12.12.07

de A a Z

sempre me interessaram nomes e formas de tratamento. mas agora, depois do upgrade de computador e telemóvel, as questões teóricas e práticas em torno desta 'problemática' adquiriram dimensões inesperadas. devido sobretudo ao meu carácter obsessivo, mas também às possibilidades abertas ad eternum pela tecnologia apple. se até agora, os instrumentos de que dispunha (papel e lápis) me obrigavam, em certo momento, a parar de questionar os sistemas de classificação e, melhor ou pior, optar por um deles, neste caso posso mudar de abordagem todas as noites durante a insónia.
tem sido o que tenho vindo a fazer, roeada, à esquerda pelo i-phone e à direito pelo novo mac os leopardo ligados entre si por um ténue fio muito curto no qual tento não me deixar enredar.
como classificar, nos contactos, o sr. jorge (lima) das persianas? não quero inclui-lo em 'p' (de 'persianas) muito menos em 's' (de 'senhor' como faz muito boa gente minha conhecida). mas a verdade é que se o categorizo em 'l' (como faço com todos os não me arranjam nada), sei que da próxima vez que a persiana se avariar não vou encontrar o número de telefone dele. e a d. amélia cabeleireira? neste caso, a questão complica-se quer do ponto de vista teórico - como descrever os mecanismos sociais que possibilitam a A lidar com B, numa base semanal e emocionalmente próxima, apenas lhe conhecendo o nome próprio (situação que, naturalmente, não se verifica no sentido oposto); quer do ponto de vista prático - como arranjar um pretexto para lhe perguntar pelo apelido?

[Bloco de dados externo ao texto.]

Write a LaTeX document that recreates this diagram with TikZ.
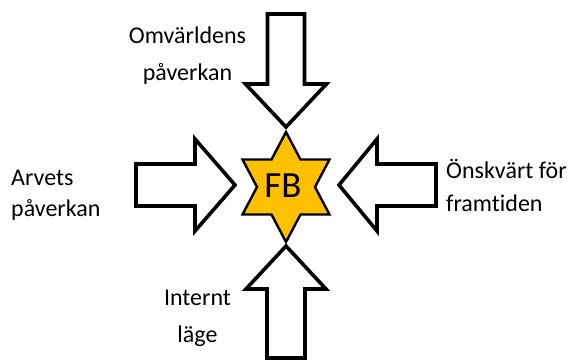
\documentclass[tikz,border=0pt]{standalone}
\usepackage{fontspec}
\setmainfont{Carlito}[Ligatures=NoCommon]
\usetikzlibrary{positioning}
\definecolor{stargold}{RGB}{255,192,0}

\begin{document}
\begin{tikzpicture}[x=1pt,y=-1pt,line join=miter,
  blockarrow/.style={draw=black,fill=white,line width=3.6pt,miter limit=10},
  starshape/.style={draw=black,fill=stargold,line width=2.4pt,miter limit=10},
  influence/.style={inner sep=0pt,font=\fontsize{24}{#1}\selectfont}]
 \useasboundingbox (0,0) rectangle (576,360);
 \coordinate (C) at (286,187);
 % star in the middle
 \begin{scope}[shift={(C)}]
  \draw[starshape] (0,-55) -- (14.5,-27.5) -- (43.5,-27.5) -- (29,0)
   -- (43.5,27.5) -- (14.5,27.5) -- (0,55) -- (-14.5,27.5)
   -- (-43.5,27.5) -- (-29,0) -- (-43.5,-27.5) -- (-14.5,-27.5) -- cycle;
 \end{scope}
 \node[inner sep=0pt,font=\fontsize{37}{37}\selectfont] (fb) at (283,186) {FB};
 % block arrows
 \draw[blockarrow] (267.5,14) -- (304.5,14) -- (304.5,84) -- (326.5,84)
  -- (286,127) -- (245.5,84) -- (267.5,84) -- cycle;
 \draw[blockarrow] (267,358) -- (305,358) -- (305,289) -- (326,289)
  -- (286,246) -- (246,289) -- (267,289) -- cycle;
 \draw[blockarrow] (136,164) -- (195,164) -- (195,139) -- (235,185)
  -- (195,231) -- (195,206) -- (136,206) -- cycle;
 \draw[blockarrow] (436,164) -- (377,164) -- (377,139) -- (339,185)
  -- (377,231) -- (377,206) -- (436,206) -- cycle;
 % labels (anchored at the baseline of the last line)
 \node[influence=37,align=center,anchor=base] (omv) at (187.5,80)
  {Omvärldens\\påverkan};
 \node[influence=31,align=left,anchor=base west] (arv) at (11,216)
  {Arvets\\påverkan};
 \node[influence=33,align=left,anchor=base west] (onsk) at (446,211)
  {Önskvärt för\\framtiden};
 \node[influence=37,align=center,anchor=base] (intl) at (197.5,342)
  {Internt\\läge};
\end{tikzpicture}
\end{document}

as mesmas questões levantadas pela classificação de 'subordinados' se colocam na classificação dos 'superordinados'. só muda o ponto de vista e, como tal, a atitude do classificador. que, do paternalismo culpabilizado, desliza para o filialismo revoltado. os médicos são um bom exemplo. tal como me indigna que determinado clínico, a quem trato por 'doutor + apelido', me trate pelo meu nome próprio, também me rebelo interiormente por o incluir em 'd' (o que desde logo lhe confere, pelo menos na minha agenda, um estatuto social superior a muitos dos meus amigos que além de licenciados como ele, têm graus académicos superiores como 'mestres', 'doutorados', 'catedráticos', etc). por outro lado não gosto de dissolver entre os outros mortais um tipo do qual depende toda, ou importante parte (os olhos, o juízo, etc) da minha vida. além disso, ao fazê-lo estaria a fazer com ele o que não gosto que ele faça comigo. mas não é só no plano da radical (apetecia dizer ontológica) desigualdade social que lido mal com os números de telefone dos membros desta classe profissional. também as especializações se revelam particularmente difícil à classificação dos seus números de telefone. o do ginecologista, por exemplo, tem andado do 'd' para o 'g' passando pelo 'a'. também não gosto de ter o telefone do otorrino junto com o do oftalmologista, especialidades com estatutos absolutamente diferentes para mim. mas, por mais volta que dê, pela especialidade ou pelo órgão, não consigo sair do 'o' e também não estou disposta a largar o preconceito social que me impede de usar o 'v' para o oftalmologista.
também a classificação tipo páginas amarelas (amigos, canalizadores, carpinteiros, filhos, pedreiros, médicos, parentes, etc.) provou ser pouco eficaz devido sobretudo ao facto de muitas das etiquetas (por exemplo 'parente', 'amigo', 'filho', 'canalizador' e até 'médico') denotarem realidades sobreponíveis entre si. contudo, o pior sistema de classificação que já experimentei foi o geográfico. tendo vivido em alguns sítios diferentes, tal como de resto os meus classificados, tive um dia a veleidade de organizar os meus números de telefone pelo local onde eles estavam instalados. mas, tal como as pessoas mudam mais de cidade do que mudam de profissão ou de relação comigo, também as cidades mudam de país. em 1997, tive de passar os números de telefone de hong kong do 'reino unido' para a 'china' e dois anos depois, a mesma operação (só que em escala muito maior) com os números de telefone de macau.